◆ GIVEN DATA ◆

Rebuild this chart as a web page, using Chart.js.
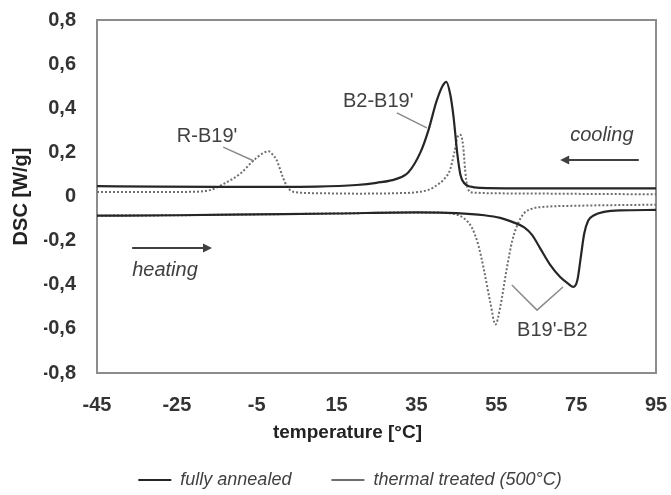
<!DOCTYPE html>
<html>
<head>
<meta charset="utf-8">
<script src="https://cdn.jsdelivr.net/npm/chart.js@4.4.1/dist/chart.umd.min.js"></script>
<style>
  html, body { margin: 0; padding: 0; background: #fff; }
</style>
</head>
<body>
<canvas id="myChart" width="671" height="495"></canvas>
<script>
// temperatures [°C] and heat flow [W/g]
const annealedCoolT = [-45, -30, -15, 0, 10, 20, 25, 30, 33, 36, 38, 40, 41.5, 42.5, 43.5, 44.3, 45.2, 46, 47, 48.5, 51, 60, 75, 95];
const annealedCoolY = [0.047, 0.045, 0.044, 0.044, 0.045, 0.052, 0.062, 0.08, 0.11, 0.2, 0.3, 0.43, 0.5, 0.52, 0.46, 0.36, 0.2, 0.1, 0.06, 0.045, 0.039, 0.037, 0.037, 0.037];

const treatedCoolT = [-45, -30, -20, -16.5, -13, -9, -6, -3.5, -2, -1, 0, 1.5, 2.6, 4.5, 10, 20, 30, 38, 40, 42, 43.4, 44.5, 45.3, 46, 46.7, 47.2, 47.8, 49, 60, 75, 95];
const treatedCoolY = [0.02, 0.02, 0.022, 0.03, 0.06, 0.105, 0.16, 0.195, 0.205, 0.19, 0.165, 0.09, 0.045, 0.02, 0.015, 0.013, 0.015, 0.03, 0.05, 0.08, 0.12, 0.2, 0.27, 0.28, 0.23, 0.12, 0.04, 0.018, 0.014, 0.012, 0.01];

const annealedHeatT = [-45, -25, -5, 15, 35, 45, 52, 56, 59, 62, 64, 66, 68.5, 71, 73, 74.3, 75.3, 76.2, 77, 78, 79.5, 82, 86, 95];
const annealedHeatY = [-0.087, -0.085, -0.081, -0.077, -0.072, -0.075, -0.085, -0.097, -0.115, -0.14, -0.175, -0.235, -0.31, -0.365, -0.395, -0.41, -0.38, -0.27, -0.17, -0.11, -0.085, -0.07, -0.063, -0.061];

const treatedHeatT = [-45, -25, -5, 15, 35, 42, 45, 47, 49, 50.5, 52, 53.5, 54.8, 56, 57.5, 59, 60.5, 62, 64, 67, 75, 95];
const treatedHeatY = [-0.087, -0.085, -0.081, -0.077, -0.072, -0.074, -0.082, -0.1, -0.145, -0.22, -0.34, -0.48, -0.58, -0.5, -0.34, -0.2, -0.12, -0.075, -0.055, -0.047, -0.042, -0.037];

const seriesNames = ['fully annealed', 'thermal treated (500°C)'];
const xTicks = [-45, -25, -5, 15, 35, 55, 75, 95];
const yTicks = [-0.8, -0.6, -0.4, -0.2, 0, 0.2, 0.4, 0.6, 0.8];
const yTickLabels = ['-0,8', '-0,6', '-0,4', '-0,2', '0', '0,2', '0,4', '0,6', '0,8'];

const FONT = '"Liberation Sans", Arial, sans-serif';

function pts(t, v) {
    return t.map(function (tt, i) { return { x: tt, y: v[i] }; });
}

// frame round the plot + peak labels, leader lines and arrows
const extras = {
    id: 'extras',
    beforeDatasetsDraw(chart) {
        const { ctx, chartArea: a } = chart;
        ctx.save();
        ctx.strokeStyle = '#8c8c8c';
        ctx.lineWidth = 2;
        ctx.strokeRect(a.left, a.top, a.right - a.left, a.bottom - a.top);
        ctx.restore();
    },
    afterDatasetsDraw(chart) {
        const { ctx } = chart;
        const x = chart.scales.x, y = chart.scales.y;
        const px = v => x.getPixelForValue(v);
        const py = v => y.getPixelForValue(v);

        ctx.save();
        ctx.strokeStyle = '#8a8a8a';
        ctx.lineWidth = 1.5;
        function line(p) {
            ctx.beginPath();
            p.forEach(function (q, i) {
                if (i) ctx.lineTo(px(q[0]), py(q[1]));
                else ctx.moveTo(px(q[0]), py(q[1]));
            });
            ctx.stroke();
        }
        line([[-13.4, 0.224], [-5.7, 0.161]]);
        line([[30.1, 0.379], [37.6, 0.311]]);
        line([[58.9, -0.401], [65.2, -0.515], [71.7, -0.41]]);

        ctx.fillStyle = '#404040';
        ctx.textAlign = 'left';
        ctx.textBaseline = 'alphabetic';
        ctx.font = '20px ' + FONT;
        ctx.fillText("R-B19'", px(-25), py(0.247));
        ctx.fillText("B2-B19'", px(16.6), py(0.406));
        ctx.fillText("B19'-B2", px(60.2), py(-0.632));

        ctx.font = 'italic 20px ' + FONT;
        ctx.fillText('cooling', px(73.5), py(0.252));
        ctx.fillText('heating', px(-36.2), py(-0.36));

        function arrow(x1, x2, yv) {
            const a = px(x1), b = px(x2), c = py(yv);
            const dir = b > a ? 1 : -1;
            ctx.strokeStyle = '#404040';
            ctx.lineWidth = 2;
            ctx.beginPath();
            ctx.moveTo(a, c);
            ctx.lineTo(b - dir * 6, c);
            ctx.stroke();
            ctx.fillStyle = '#404040';
            ctx.beginPath();
            ctx.moveTo(b, c);
            ctx.lineTo(b - dir * 9, c - 4.5);
            ctx.lineTo(b - dir * 9, c + 4.5);
            ctx.closePath();
            ctx.fill();
        }
        arrow(90.7, 71.0, 0.165);
        arrow(-36.2, -16.2, -0.233);
        ctx.restore();
    }
};

const solid = { borderColor: '#262626', borderWidth: 2.2, pointRadius: 0, cubicInterpolationMode: 'monotone', fill: false };
const dotted = { borderColor: '#6e6e6e', borderWidth: 2, borderDash: [2, 2], pointRadius: 0, cubicInterpolationMode: 'monotone', fill: false };

const config = {
    type: 'line',
    data: {
        datasets: [
            Object.assign({ label: seriesNames[0], data: pts(annealedCoolT, annealedCoolY) }, solid),
            Object.assign({ label: seriesNames[1], data: pts(treatedCoolT, treatedCoolY) }, dotted),
            Object.assign({ label: seriesNames[0], data: pts(annealedHeatT, annealedHeatY) }, solid),
            Object.assign({ label: seriesNames[1], data: pts(treatedHeatT, treatedHeatY) }, dotted)
        ]
    },
    options: {
        responsive: false,
        animation: false,
        layout: { padding: { left: 44, right: 15, top: 20, bottom: -4 } },
        plugins: {
            tooltip: { enabled: false },
            legend: {
                position: 'bottom',
                labels: {
                    filter: item => item.datasetIndex < 2,
                    usePointStyle: true,
                    pointStyle: 'line',
                    pointStyleWidth: 33,
                    padding: 40,
                    color: '#404040',
                    font: { family: FONT, size: 18, style: 'italic' }
                }
            }
        },
        scales: {
            x: {
                type: 'linear',
                min: -45,
                max: 95,
                afterBuildTicks: s => { s.ticks = xTicks.map(v => ({ value: v })); },
                afterFit: s => { s.height = 58; s.paddingLeft = 0; s.paddingRight = 0; },
                grid: { display: false, drawTicks: false },
                border: { display: false },
                ticks: {
                    autoSkip: false,
                    maxRotation: 0,
                    padding: 20,
                    color: '#333',
                    font: { family: FONT, size: 20, weight: 'bold' },
                    callback: v => String(v)
                },
                title: {
                    display: true,
                    // trailing spaces nudge the centred title left, as in the original
                    text: 'temperature [°C]           ',
                    color: '#222',
                    padding: { top: 0, bottom: -13.4 },
                    font: { family: FONT, size: 19, weight: 'bold' }
                }
            },
            y: {
                min: -0.8,
                max: 0.8,
                afterBuildTicks: s => { s.ticks = yTicks.map(v => ({ value: v })); },
                afterFit: s => { s.width = 53; s.paddingTop = 0; s.paddingBottom = 0; },
                grid: { display: false, drawTicks: false },
                border: { display: false },
                ticks: {
                    autoSkip: false,
                    padding: 21,
                    color: '#333',
                    font: { family: FONT, size: 20, weight: 'bold' },
                    callback: (v, i) => yTickLabels[i]
                },
                title: {
                    display: true,
                    text: 'DSC [W/g]',
                    color: '#222',
                    padding: { top: -34.4, bottom: 0 },
                    font: { family: FONT, size: 20, weight: 'bold' }
                }
            }
        }
    },
    plugins: [extras]
};

new Chart(document.getElementById('myChart'), config);
</script>
</body>
</html>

◆ EXERCISE TASK ◆
Everything from the top line of the data down to and including the line with "-0.07, -0.063, -0.061];" is to be copied, except the pictures.

◆ WRITTEN REPLY ◆
Rebuild this chart as a web page, using Chart.js.
<!DOCTYPE html>
<html>
<head>
<meta charset="utf-8">
<script src="https://cdn.jsdelivr.net/npm/chart.js@4.4.1/dist/chart.umd.min.js"></script>
<style>
  html, body { margin: 0; padding: 0; background: #fff; }
</style>
</head>
<body>
<canvas id="myChart" width="671" height="495"></canvas>
<script>
// temperatures [°C] and heat flow [W/g]
const annealedCoolT = [-45, -30, -15, 0, 10, 20, 25, 30, 33, 36, 38, 40, 41.5, 42.5, 43.5, 44.3, 45.2, 46, 47, 48.5, 51, 60, 75, 95];
const annealedCoolY = [0.047, 0.045, 0.044, 0.044, 0.045, 0.052, 0.062, 0.08, 0.11, 0.2, 0.3, 0.43, 0.5, 0.52, 0.46, 0.36, 0.2, 0.1, 0.06, 0.045, 0.039, 0.037, 0.037, 0.037];

const treatedCoolT = [-45, -30, -20, -16.5, -13, -9, -6, -3.5, -2, -1, 0, 1.5, 2.6, 4.5, 10, 20, 30, 38, 40, 42, 43.4, 44.5, 45.3, 46, 46.7, 47.2, 47.8, 49, 60, 75, 95];
const treatedCoolY = [0.02, 0.02, 0.022, 0.03, 0.06, 0.105, 0.16, 0.195, 0.205, 0.19, 0.165, 0.09, 0.045, 0.02, 0.015, 0.013, 0.015, 0.03, 0.05, 0.08, 0.12, 0.2, 0.27, 0.28, 0.23, 0.12, 0.04, 0.018, 0.014, 0.012, 0.01];

const annealedHeatT = [-45, -25, -5, 15, 35, 45, 52, 56, 59, 62, 64, 66, 68.5, 71, 73, 74.3, 75.3, 76.2, 77, 78, 79.5, 82, 86, 95];
const annealedHeatY = [-0.087, -0.085, -0.081, -0.077, -0.072, -0.075, -0.085, -0.097, -0.115, -0.14, -0.175, -0.235, -0.31, -0.365, -0.395, -0.41, -0.38, -0.27, -0.17, -0.11, -0.085, -0.07, -0.063, -0.061];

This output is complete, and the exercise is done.